A possible high-level block diagram is shown below. This is provided for reference only, you are not required to follow this architecture. You are encouraged to explore and implement alternative design strategies.

flowchart TD
    A[Start] --> B[Initialize Stage Counter]
    B --> C{More Stages?}
    C -- No --> Z[Done]
    C -- Yes --> D[Initialize Butterfly Counter]

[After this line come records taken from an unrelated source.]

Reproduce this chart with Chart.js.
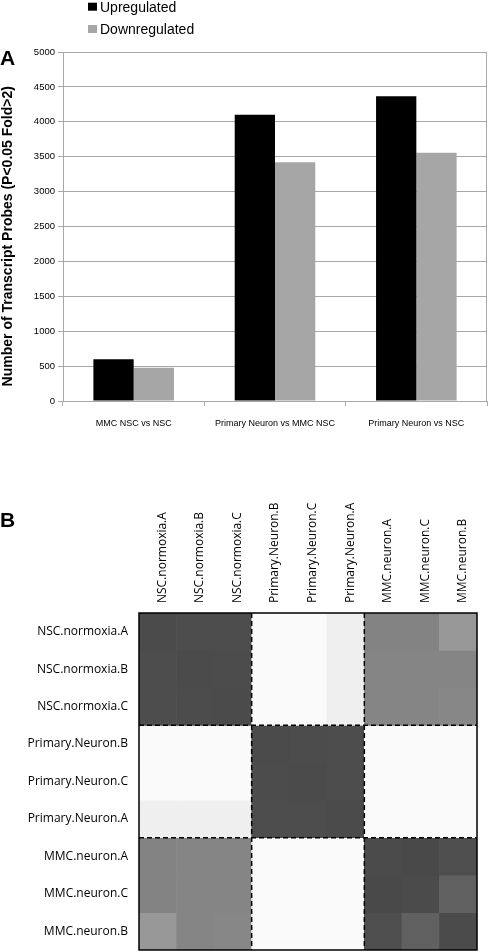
<!DOCTYPE html>
<html>
<head>
<meta charset="utf-8">
<script src="https://cdn.jsdelivr.net/npm/chart.js@4.4.1/dist/chart.umd.min.js"></script>
<style>
  html, body { margin: 0; padding: 0; background: #fff; }
  body { width: 488px; height: 952px; position: relative; overflow: hidden; }
  #boxA { position: absolute; left: 0; top: 0; width: 488px; height: 435px; }
  #boxB { position: absolute; left: 0; top: 440px; width: 488px; height: 512px; }
</style>
</head>
<body>
<div id="boxA"><canvas id="barChart"></canvas></div>
<div id="boxB"><canvas id="heatChart"></canvas></div>
<script>
// panel A data
const comparisons = ["MMC NSC vs NSC", "Primary Neuron vs MMC NSC", "Primary Neuron vs NSC"];
const upregulated = [597, 4100, 4366];
const downregulated = [477, 3419, 3557];

// panel B data (grey level of each cell, 0 = black, 255 = white)
const sampleLabels = [
    "NSC.normoxia.A", "NSC.normoxia.B", "NSC.normoxia.C",
    "Primary.Neuron.B", "Primary.Neuron.C", "Primary.Neuron.A",
    "MMC.neuron.A", "MMC.neuron.C", "MMC.neuron.B",
];
const rowNSCa = [75, 77, 77, 250, 250, 239, 131, 131, 152];
const rowNSCb = [77, 75, 76, 250, 250, 239, 133, 133, 133];
const rowNSCc = [77, 76, 75, 250, 250, 239, 133, 133, 135];
const rowPrimB = [250, 250, 250, 75, 76, 77, 250, 250, 250];
const rowPrimC = [250, 250, 250, 76, 75, 77, 250, 250, 250];
const rowPrimA = [239, 239, 239, 77, 77, 75, 250, 250, 250];
const rowMMCa = [131, 133, 133, 250, 250, 250, 75, 73, 78];
const rowMMCc = [131, 133, 133, 250, 250, 250, 73, 75, 96];
const rowMMCb = [152, 133, 135, 250, 250, 250, 78, 96, 75];
const heatRows = [rowNSCa, rowNSCb, rowNSCc, rowPrimB, rowPrimC, rowPrimA, rowMMCa, rowMMCc, rowMMCb];

Chart.defaults.font.family = "'Liberation Sans', Arial, sans-serif";
Chart.defaults.color = "#000";

const gridGrey = "#a8a8a8";

const letterPlugin = {
    id: "panelLetter",
    afterDraw(chart, args, opts) {
        const ctx = chart.ctx;
        ctx.save();
        ctx.font = "bold 21px 'Liberation Sans', Arial, sans-serif";
        ctx.fillStyle = "#000";
        ctx.textBaseline = "alphabetic";
        ctx.fillText(opts.text, opts.x, opts.y);
        ctx.restore();
    },
};

// stacked legend drawn above the plot
const stackLegend = {
    id: "stackLegend",
    afterDraw(chart) {
        const ctx = chart.ctx;
        ctx.save();
        ctx.font = "14px 'Liberation Sans', Arial, sans-serif";
        ctx.textBaseline = "alphabetic";
        chart.data.datasets.forEach((ds, i) => {
            const base = 11.7 + i * 22.3;
            ctx.fillStyle = ds.backgroundColor;
            ctx.fillRect(88, base - 9, 9, 8);
            ctx.fillStyle = "#000";
            ctx.fillText(ds.label, 100, base);
        });
        // right frame line of the plot
        const a = chart.chartArea;
        ctx.strokeStyle = gridGrey;
        ctx.lineWidth = 1;
        ctx.beginPath();
        ctx.moveTo(a.right - 0.5, a.top);
        ctx.lineTo(a.right - 0.5, a.bottom);
        ctx.stroke();
        ctx.restore();
    },
};

new Chart(document.getElementById("barChart"), {
    type: "bar",
    data: {
        labels: comparisons,
        datasets: [
            { label: "Upregulated", data: upregulated, backgroundColor: "#000000" },
            { label: "Downregulated", data: downregulated, backgroundColor: "#a6a6a6" },
        ],
    },
    options: {
        responsive: true,
        maintainAspectRatio: false,
        animation: false,
        categoryPercentage: 0.57,
        barPercentage: 1,
        layout: { padding: { top: 52, right: 1, left: 0, bottom: 0 } },
        plugins: {
            legend: { display: false },
            tooltip: { enabled: false },
            panelLetter: { text: "A", x: 0, y: 65 },
        },
        scales: {
            x: {
                afterFit: (s) => { s.height = 34; },
                grid: { offset: true, drawOnChartArea: false, tickLength: 5, color: gridGrey },
                border: { color: gridGrey },
                ticks: { font: { size: 9 }, padding: 12, maxRotation: 0 },
            },
            y: {
                min: 0,
                max: 5000,
                afterFit: (s) => { s.width = 63; },
                ticks: {
                    stepSize: 500,
                    font: { size: 9.5 },
                    padding: 3,
                    callback: (v) => String(v),
                },
                grid: { color: gridGrey, tickLength: 5 },
                border: { color: gridGrey },
                title: {
                    display: true,
                    // trailing spaces push the centred text a little lower, as in the original
                    text: "Number of Transcript Probes (P<0.05 Fold>2)\u00a0\u00a0\u00a0\u00a0\u00a0",
                    font: { size: 14, weight: "bold" },
                    padding: { top: 0, bottom: 0 },
                },
            },
        },
    },
    plugins: [letterPlugin, stackLegend],
});

// frame and dashed block separators of the heatmap
const heatFrame = {
    id: "heatFrame",
    afterDatasetsDraw(chart) {
        const ctx = chart.ctx;
        const a = chart.chartArea;
        const xs = chart.scales.x;
        const ys = chart.scales.y;
        ctx.save();
        ctx.strokeStyle = "#000";
        ctx.lineWidth = 1.5;
        ctx.setLineDash([5, 3]);
        [2.5, 5.5].forEach((c) => {
            const x = xs.getPixelForValue(c);
            ctx.beginPath();
            ctx.moveTo(x, a.top);
            ctx.lineTo(x, a.bottom);
            ctx.stroke();
        });
        [3, 6].forEach((r) => {
            const y = ys.getPixelForValue(r);
            ctx.beginPath();
            ctx.moveTo(a.left, y);
            ctx.lineTo(a.right, y);
            ctx.stroke();
        });
        ctx.setLineDash([]);
        ctx.strokeRect(a.left, a.top, a.right - a.left, a.bottom - a.top);
        ctx.restore();
    },
};

const grey = (v) => `rgb(${v},${v},${v})`;

new Chart(document.getElementById("heatChart"), {
    type: "bar",
    data: {
        labels: sampleLabels,
        datasets: heatRows.map((row, i) => ({
            label: sampleLabels[i],
            data: row.map(() => 1),
            backgroundColor: row.map(grey),
            borderWidth: 0,
        })),
    },
    options: {
        responsive: true,
        maintainAspectRatio: false,
        animation: false,
        categoryPercentage: 1,
        barPercentage: 1,
        layout: { padding: { top: 0, right: 11, left: 0, bottom: 2 } },
        plugins: {
            legend: { display: false },
            tooltip: { enabled: false },
            panelLetter: { text: "B", x: 0, y: 87 },
        },
        scales: {
            x: {
                position: "top",
                stacked: true,
                afterFit: (s) => {
                    s.height = 173;
                    s.paddingLeft = 0;
                    s.paddingRight = 0;
                },
                grid: { display: false, drawTicks: false },
                border: { display: false },
                ticks: {
                    minRotation: 90,
                    maxRotation: 90,
                    autoSkip: false,
                    padding: 10,
                    labelOffset: 19,
                    font: { family: "'Open Sans', sans-serif", size: 12 },
                },
            },
            y: {
                stacked: true,
                reverse: true,
                min: 0,
                max: 9,
                afterFit: (s) => {
                    s.width = 139;
                    s.paddingTop = 0;
                    s.paddingBottom = 0;
                },
                afterBuildTicks: (s) => {
                    s.ticks = sampleLabels.map((_, i) => ({ value: i + 0.5 }));
                },
                grid: { display: false, drawTicks: false },
                border: { display: false },
                ticks: {
                    autoSkip: false,
                    padding: 11,
                    font: { family: "'Open Sans', sans-serif", size: 12 },
                    callback: (v) => sampleLabels[Math.floor(v)],
                },
            },
        },
    },
    plugins: [letterPlugin, heatFrame],
});
</script>
</body>
</html>
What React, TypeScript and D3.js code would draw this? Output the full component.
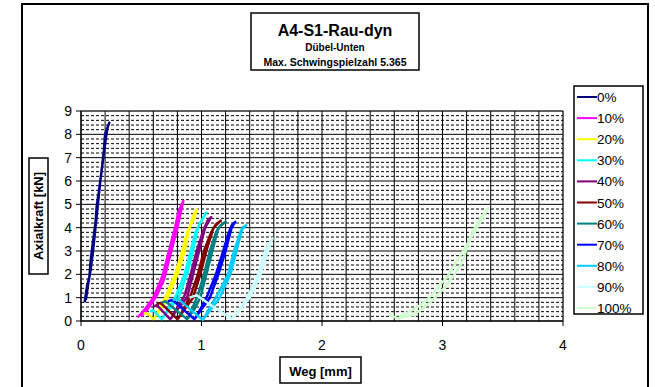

    D --> E{More Butterflies?}
    E -- No --> F[Increment Stage]
    F --> C

    E -- Yes --> G[Read a, b from memory]
    G --> H[Read twiddle factor]
    H --> I[Compute u]
    I --> J[Compute v]
    J --> K[Write u, v back to memory]
    K --> L[Increment Butterfly Counter]
    L --> E

You are expected to make independent design decisions. For future implementations, think about what needs to be changed inorder to implement:

Implementing inverse NTT (INTT)
Adding pipelining
Supporting larger sizes (e.g., 16 or 32)
Optimizing modular multiplication

Simulation Requirements

You must use an open-source simulator, such as:

Your submission must include a working testbench that:

Loads data from text files
Executes the design
Produces correct outputs

Public Artifact Repository

You must create a public repository containing your solution. Repository must include at least following components:

Source Code
Testbench
Input Files
README.md

Interview Expectation

During the interview, you will be expected to:

Walk through your architecture
Explain your design decisions
Discuss trade-offs (precision, latency, complexity)
Explain your softmax implementation
Demonstrate your simulation setup

This task is intended as a concise illustration of the core skills expected for this position. It is not designed to have a single “correct” solution. Instead, you are encouraged to explore different design approaches, experiment with trade-offs, and justify the decisions you make.

Focus on demonstrating clarity of thought, sound engineering judgment, and the ability to connect mathematical concepts to practical hardware implementations.

Good luck and happy coding/designing!